SemiLEDs, the LED chip manufacturer with operations in Taiwan and a joint-venture with the Chinese government, continues to see its market valuation slide, amid weak demand and pressure on prices.
The company, which listed on the Nasdaq after raising $80 million in an initial public offering (IPO) of stock in late 2010, has just posted a net loss of $5.1 million on sales of only $5.6 million for its third fiscal quarter of 2011, which ended on May 31.
That was a worse performance than had been predicted by the company’s management, and further depressed a stock price that has now lost nearly 80% of its value since the end of last year.
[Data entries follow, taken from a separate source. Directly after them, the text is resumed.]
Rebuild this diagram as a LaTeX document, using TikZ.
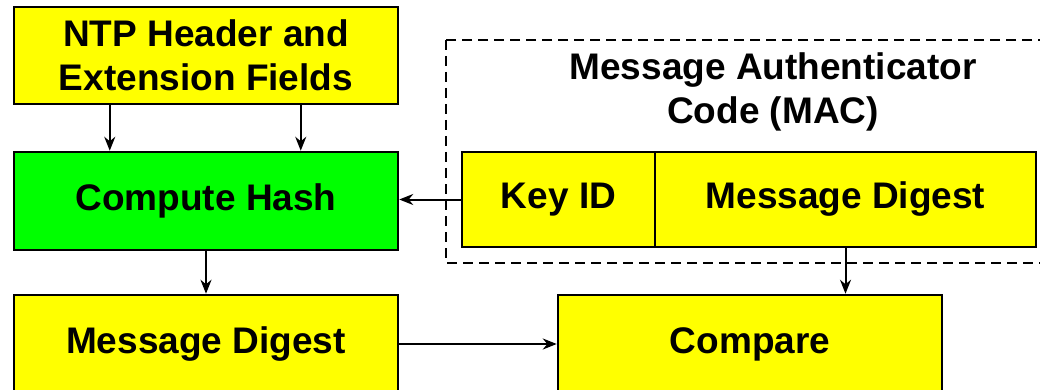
\documentclass[tikz,border=0pt]{standalone}
\usepackage{fontspec}
\setmainfont{Liberation Sans}
\usetikzlibrary{arrows.meta,calc}
\definecolor{boxyellow}{RGB}{255,255,0}
\definecolor{boxgreen}{RGB}{0,255,0}
\begin{document}
\begin{tikzpicture}[x=1pt,y=-1pt,
  box/.style={draw=black,line width=2.5pt,fill=boxyellow,rectangle,inner sep=0pt,
    font=\fontsize{37}{44}\selectfont\bfseries,align=center},
  arr/.style={draw=black,line width=2pt,-{Stealth[length=14pt,width=11pt]}}]
\clip (0,0) rectangle (1040,390);
\path[use as bounding box] (0,0) rectangle (1040,390);
\fill[white] (0,0) rectangle (1040,390);
% dashed MAC container
\draw[line width=2pt,dash pattern=on 10pt off 6pt] (446,40) rectangle (1060,263);
\node[font=\fontsize{37}{44}\selectfont\bfseries,align=center] (mactitle) at (773,92) {Message Authenticator\\Code (MAC)};
% boxes
\node[box,minimum width=384pt,minimum height=97pt] (ntp) at (206,55.5) {NTP Header and\\Extension Fields};
\node[box,fill=boxgreen,minimum width=384pt,minimum height=98pt] (hash) at (206,201) {Compute Hash};
\node[box,minimum width=193pt,minimum height=95pt] (keyid) at (558.5,199.5) {Key ID};
\node[box,minimum width=381pt,minimum height=95pt] (macd) at (845.5,199.5) {Message Digest};
\node[box,minimum width=384pt,minimum height=98pt] (digest) at (206,344) {Message Digest};
\node[box,minimum width=384pt,minimum height=98pt] (compare) at (750,344) {Compare};
% connectors
\draw[arr] ([xshift=97pt]ntp.south west) -- ([xshift=97pt]ntp.south west |- hash.north);
\draw[arr] ([xshift=288pt]ntp.south west) -- ([xshift=288pt]ntp.south west |- hash.north);
\draw[arr] (keyid.west) -- (keyid.west -| hash.east);
\draw[arr] (hash.south) -- (digest.north);
\draw[arr] (macd.south) -- (macd.south |- compare.north);
\draw[arr] (digest.east) -- (compare.west);
\end{tikzpicture}
\end{document}
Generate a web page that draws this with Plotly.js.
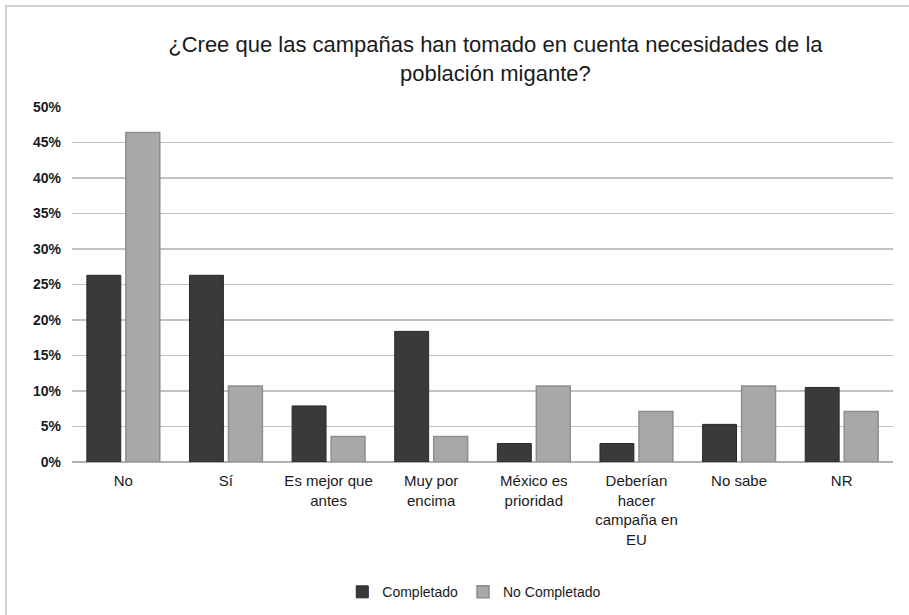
<!DOCTYPE html>
<html>
<head>
<meta charset="utf-8">
<script src="https://cdn.plot.ly/plotly-3.0.1.min.js"></script>
<style>
  html, body { margin: 0; padding: 0; background: #fff; }
  #chart { width: 909px; height: 615px; }
  #frame { position: absolute; left: 5px; top: 5px; width: 920px; height: 640px; border: 2px solid #cfcfcf; box-sizing: border-box; pointer-events: none; }
</style>
</head>
<body>
<div id="chart"></div>
<div id="frame"></div>
<script>
const categories = ["No", "Sí", "Es mejor que<br>antes", "Muy por<br>encima", "México es<br>prioridad", "Deberían<br>hacer<br>campaña en<br>EU", "No sabe", "NR"];
const completado = [26.3, 26.3, 7.9, 18.4, 2.6, 2.6, 5.3, 10.5];
const noCompletado = [46.4, 10.7, 3.6, 3.6, 10.7, 7.1, 10.7, 7.1];
const yTicks = [0, 5, 10, 15, 20, 25, 30, 35, 40, 45, 50];
const yTickText = yTicks.map(v => v + "%");

const fontFam = "'Liberation Sans', Arial, sans-serif";

const data = [
  { type: "bar", name: "Completado", x: categories, y: completado,
    marker: { color: "#3a3a3a", line: { color: "#2a2a2a", width: 1 } }, hoverinfo: "skip" },
  { type: "bar", name: "No Completado", x: categories, y: noCompletado,
    marker: { color: "#a8a8a8", line: { color: "#8e8e8e", width: 1.5 } }, hoverinfo: "skip" }
];

const layout = {
  width: 909, height: 615,
  margin: { l: 72, r: 16, t: 107, b: 153, autoexpand: false },
  paper_bgcolor: "#ffffff", plot_bgcolor: "#ffffff",
  title: { text: "¿Cree que las campañas han tomado en cuenta necesidades de la<br>población migante?",
           x: 0.545, xanchor: "center", y: 0.915, yanchor: "middle",
           font: { family: fontFam, size: 22, color: "#1a1a1a" } },
  barmode: "group", bargap: 0.24, bargroupgap: 0.13,
  showlegend: true,
  legend: { orientation: "h", x: 0.49, xanchor: "center", yref: "container", y: 0.037, yanchor: "middle",
            font: { family: fontFam, size: 14, color: "#1a1a1a" } },
  xaxis: { tickfont: { family: fontFam, size: 15, color: "#1a1a1a" }, showline: false, ticks: "",
           showgrid: false, fixedrange: true, tickangle: 0, ticklabelstandoff: 8, automargin: false },
  yaxis: { range: [0, 50], tickvals: yTicks, ticktext: yTickText, showgrid: true,
           gridcolor: "#c2c2c2", gridwidth: 1.5, zeroline: true, zerolinecolor: "#b0b0b0", zerolinewidth: 1.5,
           ticklabelstandoff: 10, automargin: false,
           tickfont: { family: fontFam, size: 14, color: "#1a1a1a", weight: "bold" }, ticks: "", showline: false, fixedrange: true }
};

Plotly.newPlot("chart", data, layout, { displayModeBar: false, staticPlot: true });
</script>
</body>
</html>
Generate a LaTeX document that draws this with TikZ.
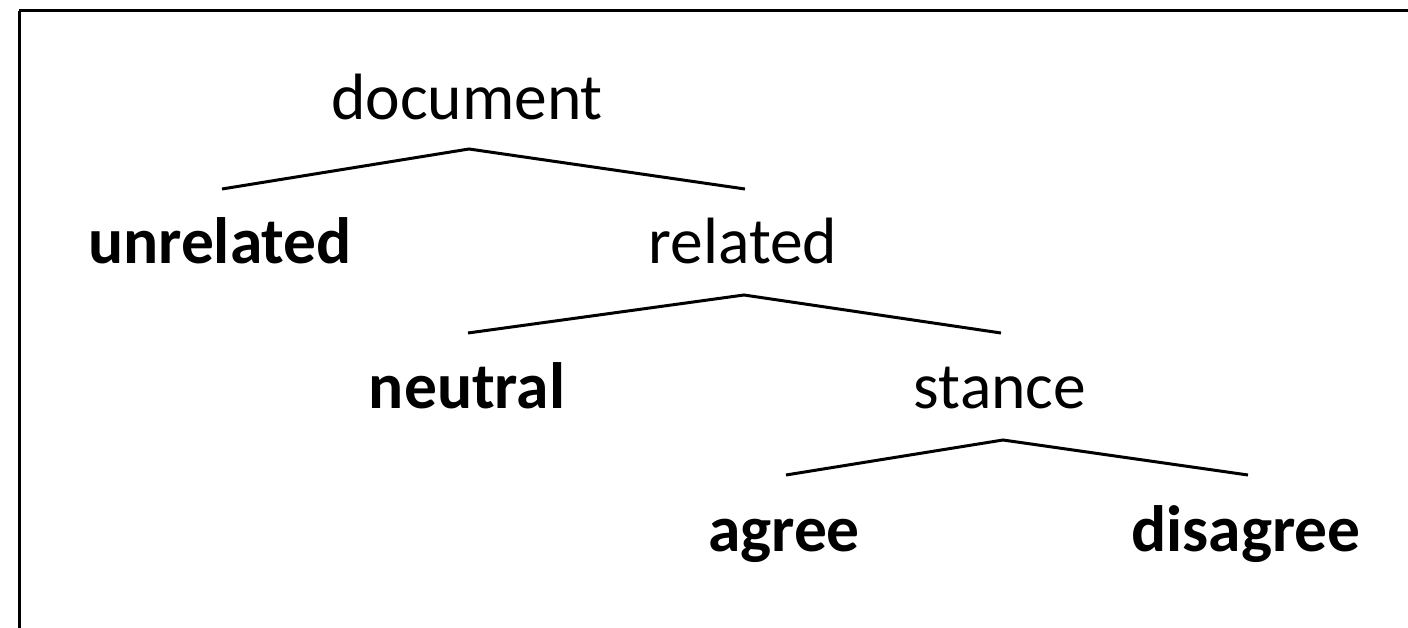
\documentclass[tikz,border=0pt]{standalone}
\usepackage{fontspec}
\setmainfont{Carlito}
\usetikzlibrary{calc}
\begin{document}
\begin{tikzpicture}[x=1pt,y=-1pt,
  lbl/.style={anchor=base,inner sep=0pt,font=\fontsize{65.5}{78}\selectfont},
  leaf/.style={lbl,font=\fontsize{65.5}{78}\selectfont\bfseries},
  edge/.style={line width=3pt,line join=miter}]
\useasboundingbox (0,0) rectangle (1408,628);
\begin{scope}
\clip (0,0) rectangle (1408,628);
\draw[line width=3pt] (19,11) -- (1520,11);
\draw[line width=3pt] (19,11) -- (19,700);
\end{scope}
\node[lbl]  (doc)     at (467,120) {document};
\node[leaf] (unrel)   at (220,264) {unrelated};
\node[lbl]  (rel)     at (743,264) {related};
\node[leaf] (neutral) at (467,408) {neutral};
\node[lbl]  (stance)  at (1000,408) {stance};
\node[leaf] (agree)   at (784,551) {agree};
\node[leaf] (disagree) at (1246,551) {disagree};
\coordinate (docA) at ($(doc.base)+(2,29)$);
\coordinate (unrelT) at ($(unrel.base)+(2,-75)$);
\coordinate (relT) at ($(rel.base)+(2,-75)$);
\coordinate (relA) at ($(rel.base)+(1,31)$);
\coordinate (neutT) at ($(neutral.base)+(1,-75)$);
\coordinate (stT) at ($(stance.base)+(1,-75)$);
\coordinate (stA) at ($(stance.base)+(3,32)$);
\coordinate (agT) at ($(agree.base)+(2,-76)$);
\coordinate (disT) at ($(disagree.base)+(2,-76)$);
\draw[edge] (unrelT) -- (docA) -- (relT);
\draw[edge] (neutT) -- (relA) -- (stT);
\draw[edge] (agT) -- (stA) -- (disT);
\end{tikzpicture}
\end{document}
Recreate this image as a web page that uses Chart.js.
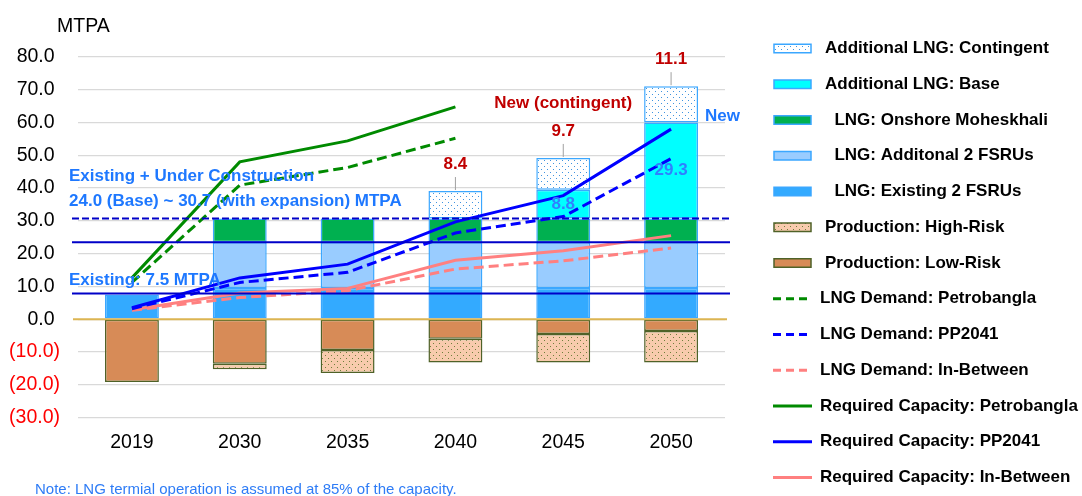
<!DOCTYPE html>
<html>
<head>
<meta charset="utf-8">
<script src="https://cdn.jsdelivr.net/npm/chart.js@4.4.1/dist/chart.umd.min.js"></script>
<style>
  html, body { margin: 0; padding: 0; background: #fff; }
  #wrap { width: 1082px; height: 496px; }
</style>
</head>
<body>
<div id="wrap"><canvas id="lngChart" width="1082" height="496"></canvas></div>
<script>
// LNG import capacity vs. demand outlook (MTPA)

const years = ['2019', '2030', '2035', '2040', '2045', '2050'];

// stacked capacity bars (production shown as negative)
const existingFsru = [7.5, 9.5, 9.5, 9.5, 9.5, 9.5];
const additionalFsru = [null, 14.0, 14.0, 14.0, 14.0, 14.0];
const onshoreMoheskhali = [null, 7.2, 7.2, 7.2, 7.2, 7.2];
const additionalBase = [null, null, null, null, 8.8, 29.3];
const additionalContingent = [null, null, null, 8.4, 9.7, 11.1];
const productionLowRisk = [-19.2, -13.6, -9.4, -6.0, -4.5, -3.6];
const productionHighRisk = [null, -1.7, -7.0, -7.2, -8.7, -9.6];

// demand / required capacity lines
const demandPetrobangla = [11.2, 40.9, 46.3, 55.2, null, null];
const demandPP2041 = [3.2, 11.2, 14.3, 26.3, 31.3, 49.0];
const demandInBetween = [2.7, 6.6, 8.7, 15.3, 17.8, 21.7];
const requiredPetrobangla = [12.6, 48.0, 54.4, 64.8, null, null];
const requiredPP2041 = [3.5, 12.6, 16.8, 29.7, 37.7, 58.0];
const requiredInBetween = [2.9, 8.0, 9.4, 18.0, 20.9, 25.5];

// horizontal capacity levels: existing, base, with expansion
const refLevels = [7.8, 23.5, 30.7];

const yMin = -30;
const yMax = 80;
const yStep = 10;

const FONT = "'Liberation Sans', Arial, sans-serif";
Chart.defaults.font.family = FONT;

function dotPattern(bg, dot) {
    const c = document.createElement('canvas');
    c.width = 6;
    c.height = 6;
    const g = c.getContext('2d');
    g.fillStyle = bg;
    g.fillRect(0, 0, 6, 6);
    g.fillStyle = dot;
    g.fillRect(1, 1, 1, 1);
    g.fillRect(4, 4, 1, 1);
    return g.createPattern(c, 'repeat');
}

const contingentFill = dotPattern('#ffffff', '#3f94e0');
const highRiskFill = dotPattern('#f8cbad', '#6f7f3c');

const lngBorder = '#3ba7ff';
const prodBorder = '#4f6228';

function lineSet(label, data, color, dashed, stack) {
    return {
        type: 'line',
        label,
        data,
        stack,
        borderColor: color,
        backgroundColor: color,
        borderWidth: 3,
        borderDash: dashed ? [10, 5] : [],
        pointRadius: 0,
        tension: 0,
        fill: false,
        order: 0
    };
}

function barSet(label, data, fill, border) {
    return {
        type: 'bar',
        label,
        data,
        stack: 'cap',
        backgroundColor: fill,
        borderColor: border,
        borderWidth: 1.5,
        borderSkipped: false,
        barPercentage: 0.5,
        categoryPercentage: 1.0,
        order: 1
    };
}

const datasets = [
    lineSet('LNG Demand: Petrobangla', demandPetrobangla, '#008a00', true, 'l1'),
    lineSet('LNG Demand: PP2041', demandPP2041, '#0000ff', true, 'l2'),
    lineSet('LNG Demand: In-Between', demandInBetween, '#ff8080', true, 'l3'),
    lineSet('Required Capacity: Petrobangla', requiredPetrobangla, '#008a00', false, 'l4'),
    lineSet('Required Capacity: PP2041', requiredPP2041, '#0000ff', false, 'l5'),
    lineSet('Required Capacity: In-Between', requiredInBetween, '#ff8080', false, 'l6'),
    barSet('  LNG: Existing 2 FSRUs', existingFsru, '#33aaff', lngBorder),
    barSet('  LNG: Additonal 2 FSRUs', additionalFsru, '#99ccff', lngBorder),
    barSet('  LNG: Onshore Moheskhali', onshoreMoheskhali, '#00b050', lngBorder),
    barSet('Additional LNG: Base', additionalBase, '#00ffff', lngBorder),
    barSet('Additional LNG: Contingent', additionalContingent, contingentFill, lngBorder),
    barSet('Production: Low-Risk', productionLowRisk, '#d78b57', prodBorder),
    barSet('Production: High-Risk', productionHighRisk, highRiskFill, prodBorder)
];

// legend order as in the original
const legendOrder = [10, 9, 8, 7, 6, 12, 11, 0, 1, 2, 3, 4, 5];

function hline(ctx, x1, x2, yy) {
    ctx.beginPath();
    ctx.moveTo(x1, yy);
    ctx.lineTo(x2, yy);
    ctx.stroke();
}

const overlayPlugin = {
    id: 'overlay',
    afterDatasetsDraw(chart) {
        const { ctx, chartArea: area, scales: { x, y } } = chart;
        ctx.save();

        // zero line
        ctx.strokeStyle = '#dcb552';
        ctx.lineWidth = 2;
        hline(ctx, area.left - 5, area.right + 2, y.getPixelForValue(0));

        // capacity levels
        ctx.strokeStyle = '#0000c8';
        refLevels.forEach((v, i) => {
            ctx.setLineDash(i === 2 ? [7, 3] : []);
            hline(ctx, area.left - 6, area.right + 5, y.getPixelForValue(v));
        });
        ctx.setLineDash([]);

        ctx.textBaseline = 'middle';
        ctx.textAlign = 'left';
        ctx.fillStyle = '#1e78ff';
        ctx.font = 'bold 17px ' + FONT;
        const topLevel = y.getPixelForValue(refLevels[2]);
        ctx.fillText('Existing + Under Construction', area.left - 9, topLevel - 42);
        ctx.fillText('24.0 (Base) ~ 30.7 (with expansion) MTPA', area.left - 9, topLevel - 17);
        ctx.fillText('Existing: 7.5 MTPA', area.left - 9, y.getPixelForValue(refLevels[0]) - 13);

        // contingent totals with leader lines
        const contMeta = chart.getDatasetMeta(10);
        additionalContingent.forEach((v, i) => {
            if (v == null) return;
            const bar = contMeta.data[i];
            ctx.strokeStyle = '#a0a0a0';
            ctx.lineWidth = 1;
            ctx.beginPath();
            ctx.moveTo(bar.x, bar.y - 1);
            ctx.lineTo(bar.x, bar.y - 14);
            ctx.stroke();
            ctx.fillStyle = '#c00000';
            ctx.textAlign = 'center';
            ctx.fillText(v.toFixed(1), bar.x, bar.y - 27);
        });

        // base labels inside the bars
        const baseMeta = chart.getDatasetMeta(9);
        ctx.fillStyle = '#2f80ff';
        additionalBase.forEach((v, i) => {
            if (v == null) return;
            const bar = baseMeta.data[i];
            ctx.fillText(v.toFixed(1), bar.x, (bar.y + bar.base) / 2);
        });

        ctx.fillStyle = '#c00000';
        ctx.fillText('New (contingent)', x.getPixelForValue(4), y.getPixelForValue(66));
        const last = baseMeta.data[5];
        ctx.textAlign = 'left';
        ctx.fillStyle = '#1e78ff';
        ctx.fillText('New', last.x + last.width / 2 + 7, y.getPixelForValue(62));

        ctx.restore();
    },
    afterDraw(chart) {
        const { ctx, chartArea: area } = chart;
        ctx.save();
        ctx.textBaseline = 'middle';

        // unit label and footnote
        ctx.fillStyle = '#000';
        ctx.font = '19.5px ' + FONT;
        ctx.fillText('MTPA', area.left - 21, area.top - 30);
        ctx.fillStyle = '#2e7cf6';
        ctx.font = '15px ' + FONT;
        ctx.fillText('Note: LNG termial operation is assumed at 85% of the capacity.', 35, 490);

        // legend
        ctx.font = 'bold 17px ' + FONT;
        legendOrder.forEach((dsIndex, row) => {
            const ds = chart.data.datasets[dsIndex];
            const cy = 48.5 + row * 35.75;
            if (ds.type === 'line') {
                ctx.strokeStyle = ds.borderColor;
                ctx.lineWidth = 3;
                ctx.setLineDash(ds.borderDash.length ? [8, 5] : []);
                hline(ctx, 773, 812, cy);
                ctx.setLineDash([]);
                ctx.fillStyle = '#000';
                ctx.fillText(ds.label, 820, cy);
            } else {
                ctx.fillStyle = ds.backgroundColor;
                ctx.fillRect(774, cy - 4.25, 37, 8.5);
                ctx.strokeStyle = ds.borderColor;
                ctx.lineWidth = 1.5;
                ctx.strokeRect(774, cy - 4.25, 37, 8.5);
                ctx.fillStyle = '#000';
                ctx.fillText(ds.label, 825, cy);
            }
        });
        ctx.restore();
    }
};

new Chart(document.getElementById('lngChart'), {
    data: { labels: years, datasets },
    plugins: [overlayPlugin],
    options: {
        responsive: false,
        animation: false,
        layout: { padding: { top: 57, right: 357, left: 0, bottom: 0 } },
        plugins: {
            legend: { display: false },
            tooltip: { enabled: false }
        },
        scales: {
            x: {
                stacked: true,
                grid: { display: false, drawTicks: false },
                border: { display: false },
                ticks: { color: '#000', font: { size: 19.5 }, padding: 13 },
                afterFit: (s) => { s.height = 78.5; }
            },
            y: {
                stacked: true,
                min: yMin,
                max: yMax,
                border: { display: false },
                grid: { color: '#d9d9d9', lineWidth: 1.3, drawTicks: false },
                ticks: {
                    stepSize: yStep,
                    padding: 18,
                    font: { size: 19.5 },
                    color: (c) => (c.tick && c.tick.value < 0 ? '#ff0000' : '#000'),
                    callback: (v) => (v < 0 ? '(' + (-v).toFixed(1) + ')' : v.toFixed(1) + ' ')
                },
                afterFit: (s) => { s.width = 78; }
            }
        }
    }
});
</script>
</body>
</html>
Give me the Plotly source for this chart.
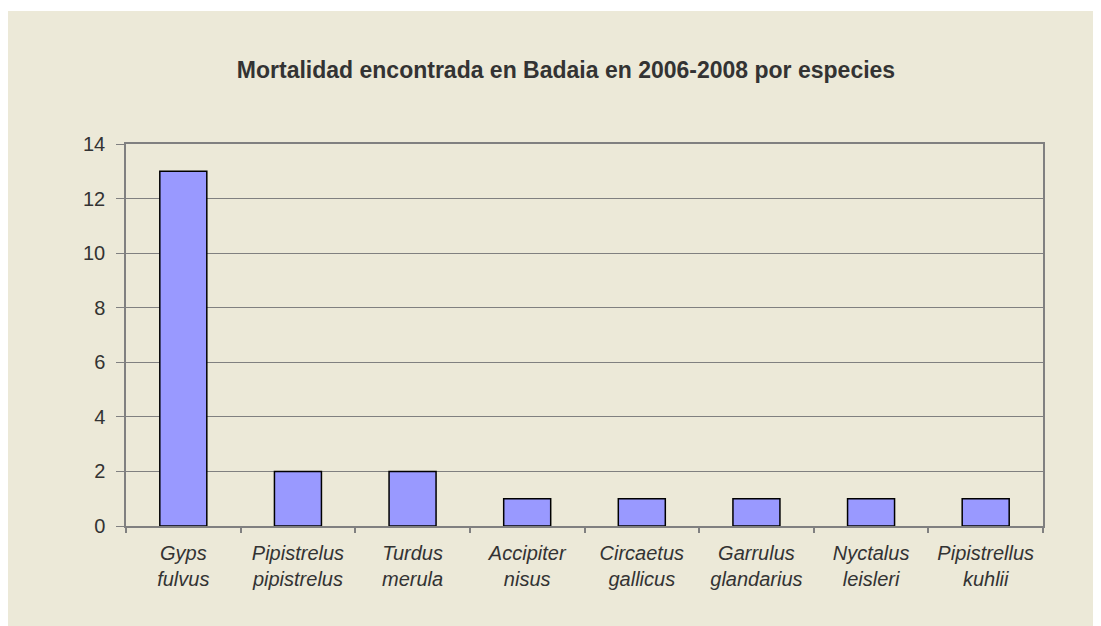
import plotly.graph_objects as go

species = ["<i>Gyps</i><br><i>fulvus</i>", "<i>Pipistrelus</i><br><i>pipistrelus</i>",
           "<i>Turdus</i><br><i>merula</i>", "<i>Accipiter</i><br><i>nisus</i>",
           "<i>Circaetus</i><br><i>gallicus</i>", "<i>Garrulus</i><br><i>glandarius</i>",
           "<i>Nyctalus</i><br><i>leisleri</i>", "<i>Pipistrellus</i><br><i>kuhlii</i>"]
counts = [13, 2, 2, 1, 1, 1, 1, 1]
y_ticks = [0, 2, 4, 6, 8, 10, 12, 14]

W, H = 1101, 626
L, R, T, B = 118, 66, 136, 108
pw, ph = W - L - R, H - T - B
BEIGE = "#ECE9D8"
TXT = "#333333"
AX = "#808080"

fig = go.Figure(go.Bar(
    x=species, y=counts,
    marker=dict(color="#9999FF", line=dict(color="#000000", width=1.5)),
    width=0.41,
))

fig.update_layout(
    width=W, height=H,
    margin=dict(l=L, r=R, t=T, b=B),
    paper_bgcolor="white",
    plot_bgcolor="rgba(0,0,0,0)",
    showlegend=False,
    font=dict(family="Arial, Liberation Sans, sans-serif", color=TXT),
    title=dict(text="<b>Mortalidad encontrada en Badaia en 2006-2008 por especies</b>",
               x=558 / W, xref="container", xanchor="center",
               y=1 - 62 / H, yref="container", yanchor="middle",
               font=dict(size=23, color=TXT)),
    shapes=[dict(type="rect", xref="paper", yref="paper", layer="below",
                 x0=(0 - L) / pw, x1=(W + 5 - L) / pw,
                 y0=(H - B - (H + 5)) / ph, y1=(H - B - 3) / ph,
                 fillcolor=BEIGE, line=dict(width=0))],
)

fig.update_yaxes(range=[0, 14], tickvals=y_ticks, showgrid=True, gridcolor=AX, gridwidth=1,
                 showline=True, linecolor=AX, linewidth=1.5, mirror=True,
                 ticks="outside", ticklen=8, tickcolor=AX, tickwidth=1,
                 ticklabelstandoff=7,
                 tickfont=dict(size=20, color=TXT), zeroline=False)
fig.update_xaxes(showline=True, linecolor=AX, linewidth=1.5, mirror=True,
                 ticks="outside", ticklen=5, tickcolor=AX, tickwidth=1.5,
                 tickson="boundaries", ticklabelstandoff=8,
                 tickfont=dict(size=20, color=TXT),
                 showgrid=False)

fig.write_html("out.html")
CEO Trung Doan said that the market remained challenging, especially at the chip level, which accounted for 58% of the company’s sales in the latest quarter. Average selling prices declined by nearly 10% during the period, which was at least at a slower rate than had been seen in the prior quarter - something that Doan is viewing as a positive sign.
Streetlights at the end of the tunnel?
And although he says that the market for LED-based streetlights remains weak in Asia for the time being, Doan is hopeful of that changing as the Chinese government’s latest five-year plan, which calls for adoption of high-efficiency lighting technologies, begins to kick in.
Doan said that the local government in Foshan, China, has plans to upgrade 100,000 streetlights with solid-state lighting, starting towards the end of this calendar year. The company’s China SemiLEDs joint venture with the Chinese state (SemiLEDs owns 49% of the JV) is based in Foshan and likely to benefit directly from that initiative as the local technology supplier.
In the intervening months, SemiLEDs is converting its chip manufacturing facility in Hsinchu, Taiwan, to produce LEDs on 4-inch wafers (the Foshan site already uses this format). At the moment Hsinchu is running at a utilization capacity of only 40% because of the weak demand, which should at least make the transition a little easier to manage. By the end of 2011, Doan expects half of the company’s Taiwan output to be produced in the larger format, which should generate a major saving on manufacturing costs.
But things are likely to get worse for the company before they get better. For the current quarter, SemiLEDs is forecasting only a very slight increase in revenues at best, accompanied by a widening net loss of between $6.4 million and $6.7 million.
On the positive side, SemiLEDs does still have a strong cash position thanks to the IPO in December 2010. As of May 31, it listed $94.4 million in cash on its balance sheet, having burned through $3.3 million in the latest quarter. Overall, the company currently has a market capitalization of around $165 million.